What is needed - Return all the entries exactly, keeping pictures out.

Given data -
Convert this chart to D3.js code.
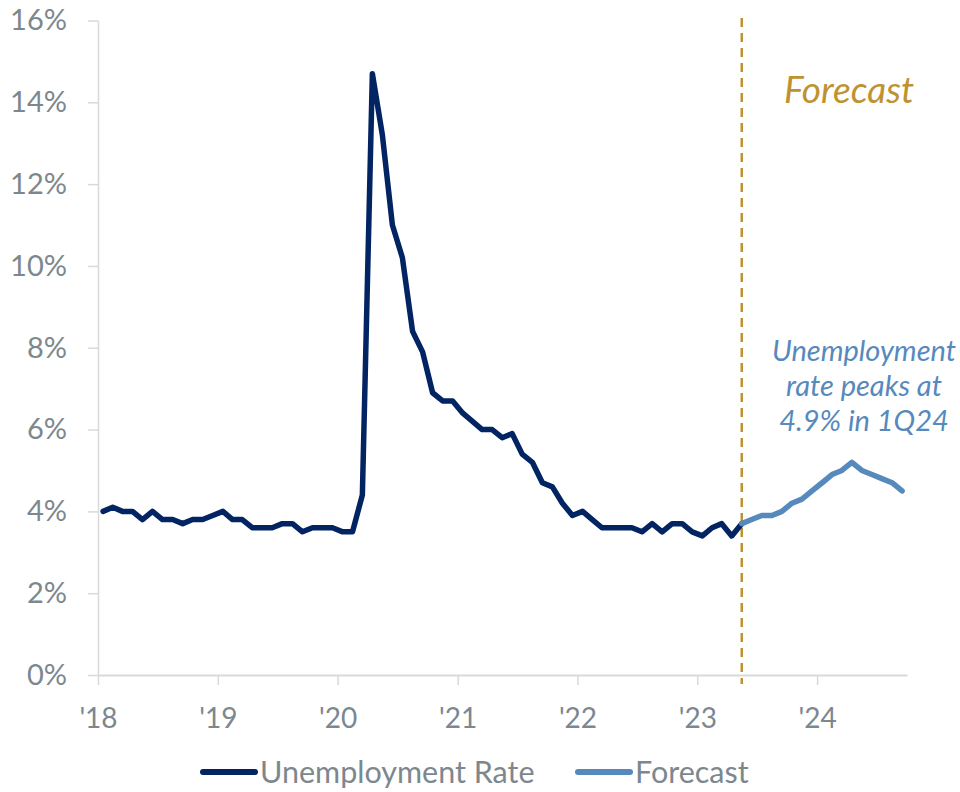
<!DOCTYPE html>
<html>
<head>
<meta charset="utf-8">
<script src="https://cdn.jsdelivr.net/npm/d3@7"></script>
<style>
  html, body { margin: 0; padding: 0; background: #ffffff; }
  svg { display: block; }
  text { font-family: Lato, "Open Sans", sans-serif; }
</style>
</head>
<body>
<svg id="chart" width="960" height="792"></svg>
<script>
// Monthly unemployment rate (%), Jan 2018 – May 2023
const actualStart = "2018-01";
const actualValues = [
  4.0, 4.1, 4.0, 4.0, 3.8, 4.0, 3.8, 3.8, 3.7, 3.8, 3.8, 3.9,
  4.0, 3.8, 3.8, 3.6, 3.6, 3.6, 3.7, 3.7, 3.5, 3.6, 3.6, 3.6,
  3.5, 3.5, 4.4, 14.7, 13.2, 11.0, 10.2, 8.4, 7.9, 6.9, 6.7, 6.7,
  6.4, 6.2, 6.0, 6.0, 5.8, 5.9, 5.4, 5.2, 4.7, 4.6, 4.2, 3.9,
  4.0, 3.8, 3.6, 3.6, 3.6, 3.6, 3.5, 3.7, 3.5, 3.7, 3.7, 3.5,
  3.4, 3.6, 3.7, 3.4, 3.7
];

// Forecast path (%), May 2023 – Sep 2024
const forecastStart = "2023-05";
const forecastValues = [
  3.7, 3.8, 3.9, 3.9, 4.0, 4.2, 4.3, 4.5,
  4.7, 4.9, 5.0, 5.2, 5.0, 4.9, 4.8, 4.7, 4.5
];

const yTicks = [0, 2, 4, 6, 8, 10, 12, 14, 16];
const yearTicks = ["2018", "2019", "2020", "2021", "2022", "2023", "2024"];
const seriesNames = ["Unemployment Rate", "Forecast"];
const forecastLabel = "Forecast";
const noteLines = ["Unemployment", "rate peaks at", "4.9% in 1Q24"];

const colors = { actual: "#022462", forecast: "#5689bc", divider: "#bf9231",
                 text: "#7d878e", axis: "#d9d9d9" };

const parseMonth = d3.timeParse("%Y-%m");
const toSeries = (start, values) => values.map((v, i) => ({
  month: d3.timeMonth.offset(parseMonth(start), i), value: v
}));
const actual = toSeries(actualStart, actualValues);
const forecast = toSeries(forecastStart, forecastValues);

const svg = d3.select("#chart");

const x = d3.scaleTime()
  .domain([parseMonth("2018-01"), parseMonth("2024-10")])
  .range([98, 907]);
const y = d3.scaleLinear().domain([0, 16]).range([675, 20.5]);

// points sit in the middle of their month
const xMid = m => (x(m) + x(d3.timeMonth.offset(m, 1))) / 2;

// y axis
const yAxis = svg.append("g")
  .attr("transform", `translate(${x.range()[0]},0)`)
  .call(d3.axisLeft(y).tickValues(yTicks).tickFormat(d => d + "%")
        .tickSize(10).tickSizeOuter(0).tickPadding(21));
yAxis.select(".domain").attr("stroke", colors.axis).attr("stroke-width", 1.5);
yAxis.selectAll(".tick line").attr("stroke", colors.axis).attr("stroke-width", 1.5);
yAxis.selectAll(".tick text").attr("fill", colors.text)
  .style("font-size", "29px").style("font-family", "Lato, sans-serif");

// x axis
const xAxis = svg.append("g")
  .attr("transform", `translate(0,${y(0)})`)
  .call(d3.axisBottom(x).tickValues(yearTicks.map(d => d3.timeParse("%Y")(d)))
        .tickFormat(d3.timeFormat("'%y")).tickSize(10).tickSizeOuter(0));
xAxis.select(".domain").attr("stroke", colors.axis).attr("stroke-width", 2);
xAxis.selectAll(".tick line").attr("stroke", colors.axis).attr("stroke-width", 1.5);
xAxis.selectAll(".tick text").attr("fill", colors.text)
  .attr("y", 53).attr("dy", 0)
  .style("font-size", "28px").style("font-family", "Lato, sans-serif");

// forecast divider
const divX = xMid(forecast[0].month);
svg.append("line")
  .attr("x1", divX).attr("x2", divX)
  .attr("y1", 18).attr("y2", 684)
  .attr("stroke", colors.divider).attr("stroke-width", 2.5)
  .attr("stroke-dasharray", "9,6");

const line = d3.line().x(d => xMid(d.month)).y(d => y(d.value));

svg.append("path").datum(actual)
  .attr("d", line).attr("fill", "none")
  .attr("stroke", colors.actual).attr("stroke-width", 5.5)
  .attr("stroke-linejoin", "round").attr("stroke-linecap", "round");

svg.append("path").datum(forecast)
  .attr("d", line).attr("fill", "none")
  .attr("stroke", colors.forecast).attr("stroke-width", 5.5)
  .attr("stroke-linejoin", "round").attr("stroke-linecap", "round");

// annotations
svg.append("text")
  .attr("x", 849).attr("y", 103)
  .attr("text-anchor", "middle")
  .attr("fill", colors.divider)
  .style("font-size", "37px").style("font-style", "italic")
  .text(forecastLabel);

svg.append("text")
  .attr("text-anchor", "middle")
  .attr("fill", colors.forecast)
  .style("font-size", "29px").style("font-style", "italic")
  .selectAll("tspan").data(noteLines).join("tspan")
  .attr("x", 864).attr("y", (d, i) => 361 + i * 35)
  .text(d => d);

// legend
const legend = svg.append("g");
const legendItems = [
  { name: seriesNames[0], color: colors.actual, x0: 203 },
  { name: seriesNames[1], color: colors.forecast, x0: 578 }
];
legendItems.forEach(it => {
  legend.append("line")
    .attr("x1", it.x0).attr("x2", it.x0 + 52)
    .attr("y1", 772).attr("y2", 772)
    .attr("stroke", it.color).attr("stroke-width", 6)
    .attr("stroke-linecap", "round");
  legend.append("text")
    .attr("x", it.x0 + 57).attr("y", 783)
    .attr("fill", colors.text)
    .style("font-size", "30.5px")
    .text(it.name);
});
</script>
</body>
</html>
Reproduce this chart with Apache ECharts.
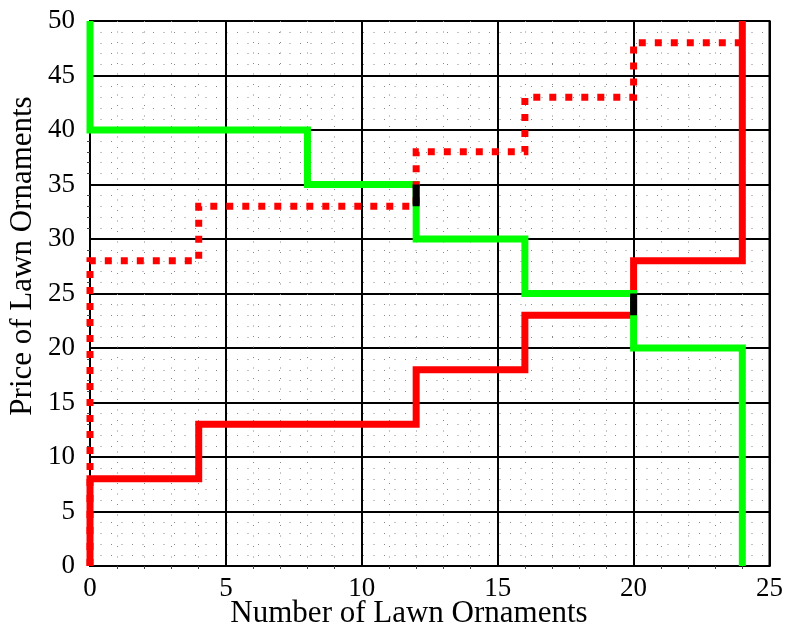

Solution -
Convert this chart to D3.js code.
<!DOCTYPE html>
<html>
<head>
<meta charset="utf-8">
<script src="https://cdn.jsdelivr.net/npm/d3@7"></script>
<style>
  html, body { margin: 0; padding: 0; background: #ffffff; }
  svg { display: block; }
  text { font-family: Lato, "Open Sans", sans-serif; }
</style>
</head>
<body>
<svg id="chart" width="960" height="792"></svg>
<script>
// Monthly unemployment rate (%), Jan 2018 – May 2023
const actualStart = "2018-01";
const actualValues = [
  4.0, 4.1, 4.0, 4.0, 3.8, 4.0, 3.8, 3.8, 3.7, 3.8, 3.8, 3.9,
  4.0, 3.8, 3.8, 3.6, 3.6, 3.6, 3.7, 3.7, 3.5, 3.6, 3.6, 3.6,
  3.5, 3.5, 4.4, 14.7, 13.2, 11.0, 10.2, 8.4, 7.9, 6.9, 6.7, 6.7,
  6.4, 6.2, 6.0, 6.0, 5.8, 5.9, 5.4, 5.2, 4.7, 4.6, 4.2, 3.9,
  4.0, 3.8, 3.6, 3.6, 3.6, 3.6, 3.5, 3.7, 3.5, 3.7, 3.7, 3.5,
  3.4, 3.6, 3.7, 3.4, 3.7
];

// Forecast path (%), May 2023 – Sep 2024
const forecastStart = "2023-05";
const forecastValues = [
  3.7, 3.8, 3.9, 3.9, 4.0, 4.2, 4.3, 4.5,
  4.7, 4.9, 5.0, 5.2, 5.0, 4.9, 4.8, 4.7, 4.5
];

const yTicks = [0, 2, 4, 6, 8, 10, 12, 14, 16];
const yearTicks = ["2018", "2019", "2020", "2021", "2022", "2023", "2024"];
const seriesNames = ["Unemployment Rate", "Forecast"];
const forecastLabel = "Forecast";
const noteLines = ["Unemployment", "rate peaks at", "4.9% in 1Q24"];

const colors = { actual: "#022462", forecast: "#5689bc", divider: "#bf9231",
                 text: "#7d878e", axis: "#d9d9d9" };

const parseMonth = d3.timeParse("%Y-%m");
const toSeries = (start, values) => values.map((v, i) => ({
  month: d3.timeMonth.offset(parseMonth(start), i), value: v
}));
const actual = toSeries(actualStart, actualValues);
const forecast = toSeries(forecastStart, forecastValues);

const svg = d3.select("#chart");

const x = d3.scaleTime()
  .domain([parseMonth("2018-01"), parseMonth("2024-10")])
  .range([98, 907]);
const y = d3.scaleLinear().domain([0, 16]).range([675, 20.5]);

// points sit in the middle of their month
const xMid = m => (x(m) + x(d3.timeMonth.offset(m, 1))) / 2;

// y axis
const yAxis = svg.append("g")
  .attr("transform", `translate(${x.range()[0]},0)`)
  .call(d3.axisLeft(y).tickValues(yTicks).tickFormat(d => d + "%")
        .tickSize(10).tickSizeOuter(0).tickPadding(21));
yAxis.select(".domain").attr("stroke", colors.axis).attr("stroke-width", 1.5);
yAxis.selectAll(".tick line").attr("stroke", colors.axis).attr("stroke-width", 1.5);
yAxis.selectAll(".tick text").attr("fill", colors.text)
  .style("font-size", "29px").style("font-family", "Lato, sans-serif");

// x axis
const xAxis = svg.append("g")
  .attr("transform", `translate(0,${y(0)})`)
  .call(d3.axisBottom(x).tickValues(yearTicks.map(d => d3.timeParse("%Y")(d)))
        .tickFormat(d3.timeFormat("'%y")).tickSize(10).tickSizeOuter(0));
xAxis.select(".domain").attr("stroke", colors.axis).attr("stroke-width", 2);
xAxis.selectAll(".tick line").attr("stroke", colors.axis).attr("stroke-width", 1.5);
xAxis.selectAll(".tick text").attr("fill", colors.text)
  .attr("y", 53).attr("dy", 0)
  .style("font-size", "28px").style("font-family", "Lato, sans-serif");

// forecast divider
const divX = xMid(forecast[0].month);
svg.append("line")
  .attr("x1", divX).attr("x2", divX)
  .attr("y1", 18).attr("y2", 684)
  .attr("stroke", colors.divider).attr("stroke-width", 2.5)
  .attr("stroke-dasharray", "9,6");

const line = d3.line().x(d => xMid(d.month)).y(d => y(d.value));

svg.append("path").datum(actual)
  .attr("d", line).attr("fill", "none")
  .attr("stroke", colors.actual).attr("stroke-width", 5.5)
  .attr("stroke-linejoin", "round").attr("stroke-linecap", "round");

svg.append("path").datum(forecast)
  .attr("d", line).attr("fill", "none")
  .attr("stroke", colors.forecast).attr("stroke-width", 5.5)
  .attr("stroke-linejoin", "round").attr("stroke-linecap", "round");

// annotations
svg.append("text")
  .attr("x", 849).attr("y", 103)
  .attr("text-anchor", "middle")
  .attr("fill", colors.divider)
  .style("font-size", "37px").style("font-style", "italic")
  .text(forecastLabel);

svg.append("text")
  .attr("text-anchor", "middle")
  .attr("fill", colors.forecast)
  .style("font-size", "29px").style("font-style", "italic")
  .selectAll("tspan").data(noteLines).join("tspan")
  .attr("x", 864).attr("y", (d, i) => 361 + i * 35)
  .text(d => d);

// legend
const legend = svg.append("g");
const legendItems = [
  { name: seriesNames[0], color: colors.actual, x0: 203 },
  { name: seriesNames[1], color: colors.forecast, x0: 578 }
];
legendItems.forEach(it => {
  legend.append("line")
    .attr("x1", it.x0).attr("x2", it.x0 + 52)
    .attr("y1", 772).attr("y2", 772)
    .attr("stroke", it.color).attr("stroke-width", 6)
    .attr("stroke-linecap", "round");
  legend.append("text")
    .attr("x", it.x0 + 57).attr("y", 783)
    .attr("fill", colors.text)
    .style("font-size", "30.5px")
    .text(it.name);
});
</script>
</body>
</html>
Reproduce this chart with Apache ECharts.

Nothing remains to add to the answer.